The Story
Why it exists.
The beginning
Jousset Parfums built its name on indulgence, vanilla pods, caramel accord, treats you could almost eat. Pink Saffron arrived in 2020 as the counter-argument. Perfumer Jimmy Bodin had spent years building comfort into bottles, but comfort has a shadow side, and this was the fragrance that explored it. The name is direct: pink, the color of rose, softened. Saffron, the spice that divides rooms. It's the house looking at its own tendencies and deliberately going the other direction.
What makes this composition unusual isn't any single ingredient, it's the ratio. Saffron opens at full strength, without the honeyed sweetness that usually cushions it. The rose arrives not as a softening agent but as a structural element, something with backbone rather than petals. Then oud anchors everything into dark, slightly animalic territory. It's the kind of pyramid that usually requires a heritage house with decades of formulation to attempt. Bodin did it in the brand's first year.
The evolution
The opening hits sharp, almost antiseptic, like the first breath of cold air in a spice market before anything has been sweetened by commerce. The saffron reads metallic and dry, with none of the red-fruit softness that often rounds it. Thirty minutes in, the rose asserts itself. Not a romantic rose. A dark one. The kind that adds weight rather than decoration. The spicy notes underneath, cardamom, perhaps, or a cardamom-adjacent synthetic, keep the whole thing moving, never letting the rose turn precious. By hour two, the oud has fully arrived. It doesn't announce itself so much as settle in, taking up space the way a leather jacket does in a small room. The saffron doesn't disappear, it deepens, becomes almost resinous, clinging to skin and fabric alike.

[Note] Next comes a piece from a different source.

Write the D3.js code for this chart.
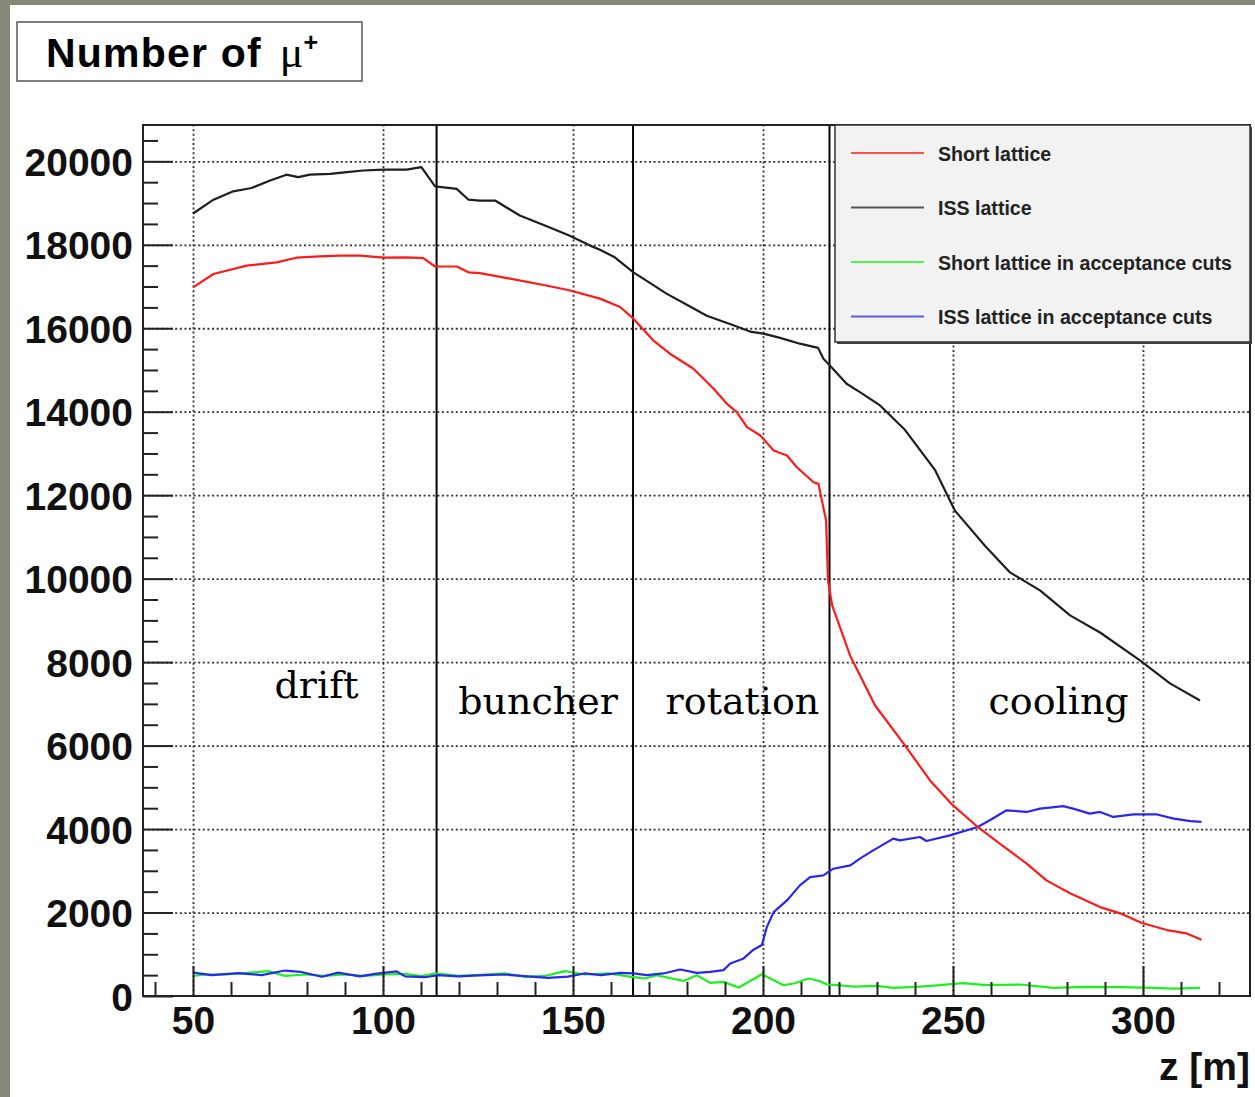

On the drydown, eight to ten hours in, what remains is faint oud and that persistent metallic-sweet thread of saffron, like a scent memory you can't quite place.
Cultural impact
Pink Saffron occupies an unusual position: it's the least approachable work from a house built on approachability. Where other Jousset releases lean into comfort and recognizability, this one leans away. Wearers either find it revelatory or difficult, there's not much middle ground. Which is, arguably, exactly the point. A brand built on indulgence needs at least one fragrance that refuses to indulge. Pink Saffron is that refusal, made beautiful.